IN the mid- to late 00s, there appeared to be a push to bring back character platformers, with all their cute, collecting goodness.
Many of these were licensed deals with everyone from SpongeBob to Mickey Mouse getting involved in the action.
As with many licensed games, these varied in quality, meaning they’re the perfect games to be remade.
This is what leads us to the latest upcoming release, Epic Mickey: Rebrushed, a game that is supposedly the same story and gameplay from the original with all the modern changes you’d want.
Except it might stick a little too closely to the original, so much so that it straddles the line between remake and remaster.
It’s obviously been built from the ground up with gorgeous visual and quality of life changes, but it’s faithful to the original, always to a fault.
Epic Mickey takes place in a world of things that have been forgotten from Disney’s long history.

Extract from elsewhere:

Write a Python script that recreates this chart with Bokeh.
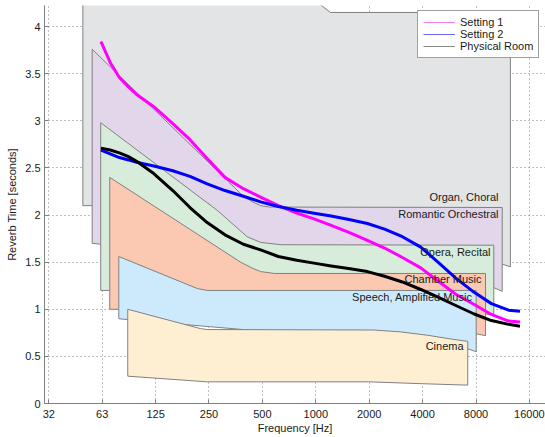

Forgotten Mascot, Oswald the Lucky Rabbit, begins to wreak havoc on the Wasteland, and it’s up to Mickey and his enchanted brush to save everyone.
It’s a pleasant story that’s told in a frustrating way. It’s told through endless different cutscenes, and unskippable dialogue with NPCs.
You can barely take a few steps before you’re interrupted, but this is worse near the beginning when you are also overloaded with tutorials.
The gameplay still shines. Levels are small but open playgrounds that mix platforming, painting, and cleaning up.
It’s a unique and satisfying take on puzzle platforming, and what the original Epic Mickey did best.
You’re free to explore and solve puzzles, and Rebrushed gives you more chances to refill your resources than the original.
We would have loved to see the level design, as it can be easy to erase a platform you’re standing on and fall to the bottom of a long section.
It’s also not incredibly clear where to go, even if you can see where the next objective is, the path isn’t always obvious.
The worst part are the 2D platforming sections between levels, which while gorgeous are too simple, and feel out of place.
However, Rebrushed makes up for not erasing these by upgrading the camera, from almost impossible to use, to perfectly functioning.
Epic Mickey is the perfect game for the remake treatment. It’s old enough to require shiny new features, but still has a good game at its core.
It’s just a shame that more changes weren’t made to bring it right up to the modern day.